Here is the crazy part, this is post that reboot:
mount -t nfs
labstore1003.eqiad.wmnet:/dumps on /public/dumps type nfs (ro,noatime,vers=4,bg,hard,intr,sec=sys,proto=tcp,port=0,lookupcache=none,nofsc,addr=10.64.4.10,clientaddr=10.68.17.88)
cat /etc/fstab
labstore1003.eqiad.wmnet:/dumps /public/dumps nfs vers=4,bg,intr,sec=sys,proto=tcp,port=0,noatime,lookupcache=none,nofsc,ro,soft,timeo=300,retrans=3 0 0
...reboot....
mount -t nfs
labstore1003.eqiad.wmnet:/dumps on /public/dumps type nfs (ro,noatime,vers=4,bg,intr,sec=sys,proto=tcp,port=0,lookupcache=none,nofsc,soft,timeo=300,retrans=3,addr=10.64.4.10,clientaddr=10.68.17.88)
cat /etc/fstab
labstore1003.eqiad.wmnet:/dumps /public/dumps nfs vers=4,bg,intr,sec=sys,proto=tcp,port=0,noatime,lookupcache=none,nofsc,ro,soft,timeo=300,retrans=3 0 0
Ok went into tools-exec-1218 looking for the race condition and I think I confirmed it.
mount -t nfs
labstore1003.eqiad.wmnet:/dumps on /public/dumps type nfs (ro,noatime,vers=4,bg,hard,intr,sec=sys,proto=tcp,port=0,lookupcache=none,nofsc)

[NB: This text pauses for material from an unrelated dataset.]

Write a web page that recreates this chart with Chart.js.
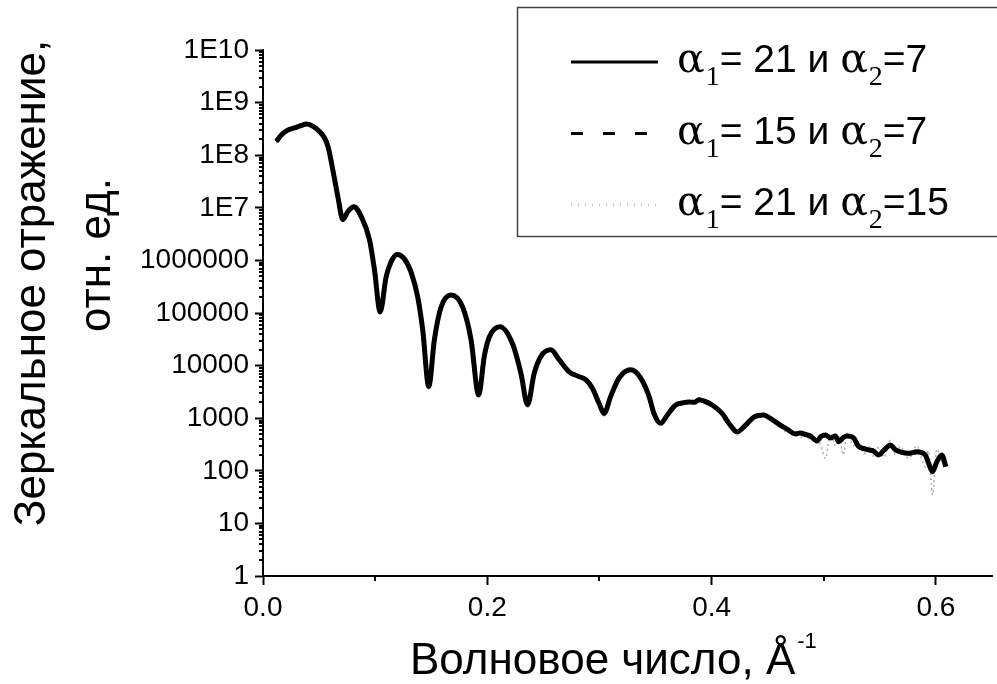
<!DOCTYPE html>
<html>
<head>
<meta charset="utf-8">
<style>
  html, body { margin: 0; padding: 0; background: #fff; }
  #wrap { width: 997px; height: 684px; }
</style>
<script src="https://cdn.jsdelivr.net/npm/chart.js@4.4.0/dist/chart.umd.min.js"></script>
</head>
<body>
<div id="wrap"><canvas id="grafico" width="997" height="684"></canvas></div>
<script>
// волновое число, 1/Å
const waveNumber = [
  0.012, 0.017, 0.022, 0.028, 0.033, 0.039, 0.045, 0.0505, 0.055, 0.058,
  0.0623, 0.0668, 0.0712, 0.0757, 0.081, 0.0876, 0.095, 0.0994, 0.1045, 0.1098,
  0.1143, 0.1196, 0.126, 0.132, 0.138, 0.1424, 0.1478, 0.1528, 0.1588, 0.1677,
  0.178, 0.1855, 0.1923, 0.1973, 0.2018, 0.2113, 0.2225, 0.230, 0.2359, 0.2418,
  0.2478, 0.2567, 0.264, 0.273, 0.281, 0.2878, 0.2937, 0.2997, 0.3041, 0.310,
  0.3175, 0.3279, 0.3368, 0.3442, 0.3486, 0.3546, 0.3605, 0.368, 0.374, 0.3798,
  0.3845, 0.3887, 0.394, 0.4005, 0.4094, 0.4154, 0.4228, 0.4303, 0.4377, 0.4466,
  0.452, 0.457, 0.462, 0.4673, 0.4748, 0.479, 0.4837, 0.488, 0.494, 0.4975,
  0.5015, 0.506, 0.5104, 0.5133, 0.5175, 0.5207, 0.5267, 0.5311, 0.536, 0.540,
  0.544, 0.5489, 0.554, 0.5593, 0.564, 0.5682, 0.5756, 0.583, 0.5905, 0.5934,
  0.597, 0.6008, 0.6053, 0.6088
];

// α1 = 21, α2 = 7
const refl21_7 = [
  1.86e8, 2.5e8, 3.0e8, 3.3e8, 3.6e8, 3.9e8, 3.5e8, 2.8e8, 2.1e8, 1.45e8,
  5.2e7, 1.6e7, 6.0e6, 8.5e6, 1.05e7, 6.8e6, 2.45e6, 6.6e5, 1.05e5, 4.9e5,
  9.5e5, 1.3e6, 1.07e6, 6.0e5, 2.0e5, 4.8e4, 4.0e3, 3.1e4, 1.3e5, 2.2e5,
  1.3e5, 3.1e4, 2.75e3, 1.5e4, 3.5e4, 5.5e4, 2.6e4, 7.1e3, 1.8e3, 7.1e3,
  1.5e4, 2.0e4, 1.3e4, 7.6e3, 6.3e3, 5.4e3, 3.7e3, 1.9e3, 1.23e3, 2.6e3,
  5.8e3, 8.3e3, 5.8e3, 2.6e3, 1.23e3, 800, 1150, 1780, 1950, 2040,
  2000, 2240, 2090, 1780, 1230, 800, 550, 740, 1050, 1150,
  1000, 850, 720, 620, 500, 525, 490, 460, 370, 450,
  480, 420, 460, 355, 430, 460, 420, 290, 265, 250,
  240, 200, 250, 310, 250, 230, 215, 230, 200, 140,
  96, 148, 200, 120
];

// α1 = 15, α2 = 7
const refl15_7 = [
  1.8e8, 2.5e8, 3.0e8, 3.3e8, 3.6e8, 3.9e8, 3.5e8, 2.8e8, 2.1e8, 1.45e8,
  5.2e7, 1.6e7, 6.0e6, 8.5e6, 1.05e7, 6.8e6, 2.45e6, 6.6e5, 1.05e5, 4.9e5,
  9.5e5, 1.3e6, 1.07e6, 6.0e5, 2.0e5, 4.8e4, 4.0e3, 3.1e4, 1.3e5, 2.2e5,
  1.3e5, 3.1e4, 2.75e3, 1.5e4, 3.5e4, 5.5e4, 2.6e4, 7.1e3, 1.8e3, 7.1e3,
  1.5e4, 2.0e4, 1.3e4, 7.6e3, 6.3e3, 5.4e3, 3.7e3, 1.9e3, 1.23e3, 2.6e3,
  5.8e3, 8.3e3, 5.8e3, 2.6e3, 1.23e3, 790, 1150, 1800, 1950, 2040,
  2000, 2240, 2100, 1780, 1230, 790, 540, 740, 1050, 1150,
  1000, 860, 720, 610, 500, 520, 490, 450, 370, 450,
  470, 420, 450, 360, 420, 460, 410, 290, 260, 250,
  235, 205, 250, 300, 250, 225, 215, 225, 200, 140,
  100, 150, 190, 120
];

// α1 = 21, α2 = 15
const refl21_15 = [
  1.7e8, 2.5e8, 3.0e8, 3.4e8, 3.6e8, 4.1e8, 3.5e8, 2.8e8, 2.1e8, 1.45e8,
  5.0e7, 1.6e7, 5.6e6, 8.5e6, 1.05e7, 6.8e6, 2.45e6, 6.6e5, 1.0e5, 4.9e5,
  9.5e5, 1.3e6, 1.07e6, 6.0e5, 2.0e5, 4.8e4, 3.6e3, 3.1e4, 1.3e5, 2.2e5,
  1.3e5, 3.1e4, 2.6e3, 1.5e4, 3.5e4, 5.6e4, 2.6e4, 7.1e3, 1.6e3, 7.1e3,
  1.5e4, 2.1e4, 1.3e4, 7.8e3, 6.6e3, 5.2e3, 3.9e3, 1.8e3, 1.1e3, 2.7e3,
  6.0e3, 9.0e3, 5.6e3, 2.7e3, 1.2e3, 760, 1200, 1900, 2100, 1900,
  2150, 2100, 2300, 1700, 1300, 760, 480, 800, 1000, 1250,
  900, 900, 650, 560, 560, 420, 560, 380, 400, 300,
  170, 520, 300, 480, 200, 520, 300, 350, 210, 300,
  190, 280, 180, 380, 200, 290, 170, 300, 120, 240,
  35, 260, 150, 170
];

const alpha1 = [21, 15, 21];
const alpha2 = [7, 7, 15];

const xMajorTicks = [0, 0.2, 0.4, 0.6];
const xMinorTicks = [0.1, 0.3, 0.5];
const yTickLabels = ["1", "10", "100", "1000", "10000", "100000", "1000000", "1E7", "1E8", "1E9", "1E10"];

const SANS = "'Liberation Sans', Arial, sans-serif";
const SERIF = "'Liberation Serif', 'Times New Roman', serif";
const GREEK = "'DejaVu Serif', 'Liberation Serif', serif";

function points(values) {
  return waveNumber.map((q, i) => ({ x: q, y: values[i] }));
}

// подписи осей, мелкие риски и легенда
const extras = {
  id: "extras",
  afterDraw(chart) {
    const { ctx, chartArea, scales } = chart;
    const x = scales.x, y = scales.y;
    ctx.save();

    // мелкие риски
    ctx.strokeStyle = "#000";
    ctx.lineWidth = 2;
    ctx.beginPath();
    xMinorTicks.forEach(v => {
      const px = Math.round(x.getPixelForValue(v));
      ctx.moveTo(px, chartArea.bottom);
      ctx.lineTo(px, chartArea.bottom + 5);
    });
    for (let d = 0; d < 10; d++) {
      for (let m = 2; m < 10; m++) {
        const py = Math.round(y.getPixelForValue(m * Math.pow(10, d)));
        ctx.moveTo(chartArea.left - 4, py);
        ctx.lineTo(chartArea.left, py);
      }
    }
    ctx.stroke();

    // подпись оси X
    ctx.fillStyle = "#000";
    ctx.textBaseline = "alphabetic";
    ctx.textAlign = "left";
    ctx.font = "44px " + SANS;
    const main = "Волновое число, Å";
    const w = ctx.measureText(main).width;
    ctx.fillText(main, 410, 674);
    ctx.font = "22px " + SANS;
    ctx.fillText("-1", 410 + w + 2, 648);

    // подпись оси Y
    ctx.font = "44px " + SANS;
    ctx.textAlign = "center";
    ctx.save();
    ctx.translate(45, 283);
    ctx.rotate(-Math.PI / 2);
    ctx.fillText("Зеркальное отражение,", 0, 0);
    ctx.restore();
    ctx.save();
    ctx.translate(110, 255);
    ctx.rotate(-Math.PI / 2);
    ctx.fillText("отн. ед.", 0, 0);
    ctx.restore();

    // легенда
    ctx.strokeStyle = "#444";
    ctx.lineWidth = 1.5;
    ctx.strokeRect(517.5, 7.5, 520, 229);
    chart.data.datasets.forEach((ds, i) => {
      const base = 72 + i * 71.5;
      ctx.save();
      ctx.strokeStyle = i === 2 ? "#c8c8c8" : ds.borderColor;
      ctx.lineWidth = 3;
      ctx.setLineDash(i === 0 ? [] : (i === 1 ? [12, 20] : [1, 6]));
      ctx.beginPath();
      ctx.moveTo(571, base - 10);
      ctx.lineTo(658, base - 10);
      ctx.stroke();
      ctx.restore();

      let cx = 677;
      ctx.textAlign = "left";
      ctx.fillStyle = "#000";
      ctx.font = "41px " + GREEK;
      ctx.fillText("α", cx, base);
      cx += ctx.measureText("α").width + 1;
      ctx.font = "28px " + SERIF;
      ctx.fillText("1", cx, base + 13);
      cx += ctx.measureText("1").width;
      ctx.font = "39px " + SANS;
      const t1 = "= " + alpha1[i] + " и ";
      ctx.fillText(t1, cx, base);
      cx += ctx.measureText(t1).width;
      ctx.font = "41px " + GREEK;
      ctx.fillText("α", cx, base);
      cx += ctx.measureText("α").width + 1;
      ctx.font = "28px " + SERIF;
      ctx.fillText("2", cx, base + 13);
      cx += ctx.measureText("2").width;
      ctx.font = "39px " + SANS;
      ctx.fillText("=" + alpha2[i], cx, base);
    });

    ctx.restore();
  }
};

new Chart(document.getElementById("grafico"), {
  type: "line",
  data: {
    datasets: [
      {
        label: "α1= 21 и α2=7",
        data: points(refl21_7),
        borderColor: "#000",
        borderWidth: 5,
        pointRadius: 0,
        cubicInterpolationMode: "monotone"
      },
      {
        label: "α1= 15 и α2=7",
        data: points(refl15_7),
        borderColor: "#000",
        borderWidth: 4,
        borderDash: [12, 20],
        pointRadius: 0,
        cubicInterpolationMode: "monotone"
      },
      {
        label: "α1= 21 и α2=15",
        data: points(refl21_15),
        borderColor: "#b0b0b0",
        borderWidth: 1.5,
        borderDash: [2, 3],
        pointRadius: 0,
        cubicInterpolationMode: "monotone"
      }
    ]
  },
  options: {
    responsive: false,
    animation: false,
    devicePixelRatio: 1,
    layout: { padding: { top: 50, right: 5, left: 0, bottom: 0 } },
    plugins: {
      legend: { display: false },
      tooltip: { enabled: false }
    },
    scales: {
      x: {
        type: "linear",
        min: 0,
        max: 0.65,
        afterFit: s => { s.height = 108; },
        afterBuildTicks: s => { s.ticks = xMajorTicks.map(v => ({ value: v })); },
        ticks: {
          autoSkip: false,
          maxRotation: 0,
          padding: 6,
          color: "#000",
          font: { family: SANS, size: 28 },
          callback: v => v.toFixed(1)
        },
        grid: { drawOnChartArea: false, drawTicks: true, tickLength: 9, tickWidth: 2, tickColor: "#000" },
        border: { display: true, color: "#000", width: 2 }
      },
      y: {
        type: "logarithmic",
        min: 1,
        max: 1e10,
        afterFit: s => { s.width = 263; },
        afterBuildTicks: s => { s.ticks = yTickLabels.map((t, i) => ({ value: Math.pow(10, i) })); },
        ticks: {
          autoSkip: false,
          padding: 6,
          color: "#000",
          font: { family: SANS, size: 28 },
          callback: v => yTickLabels[Math.round(Math.log10(v))]
        },
        grid: { drawOnChartArea: false, drawTicks: true, tickLength: 8, tickWidth: 2, tickColor: "#000" },
        border: { display: true, color: "#000", width: 2 }
      }
    }
  },
  plugins: [extras]
});
</script>
</body>
</html>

so hard mount and puppet is hung.
fstab still says hard mode
labstore1003.eqiad.wmnet:/dumps /public/dumps nfs ro,vers=4,bg,hard,intr,sec=sys,proto=tcp,port=0,noatime,lookupcache=none,nofsc 0 0
i.e. the stale handler for /public/dumps is preventing puppet from running to update /etc/fstab, preventing the good state on reboot initially because the mounts happen before puppet is run.
If I reboot, immediately force a puppet run and then reboot again I see things come back as advertised on /etc/fstab now:
labstore1003.eqiad.wmnet:/dumps on /public/dumps type nfs (ro,noatime,vers=4,bg,intr,sec=sys,proto=tcp,port=0,lookupcache=none,nofsc,soft,timeo=300,retrans=3,addr=10.64.4.10,clientaddr=10.68.18.19)
so these hosts in particular are ok now. I'm suspicious of something w/ delayed effect happening here. Let's see if this happens again but for now resolved.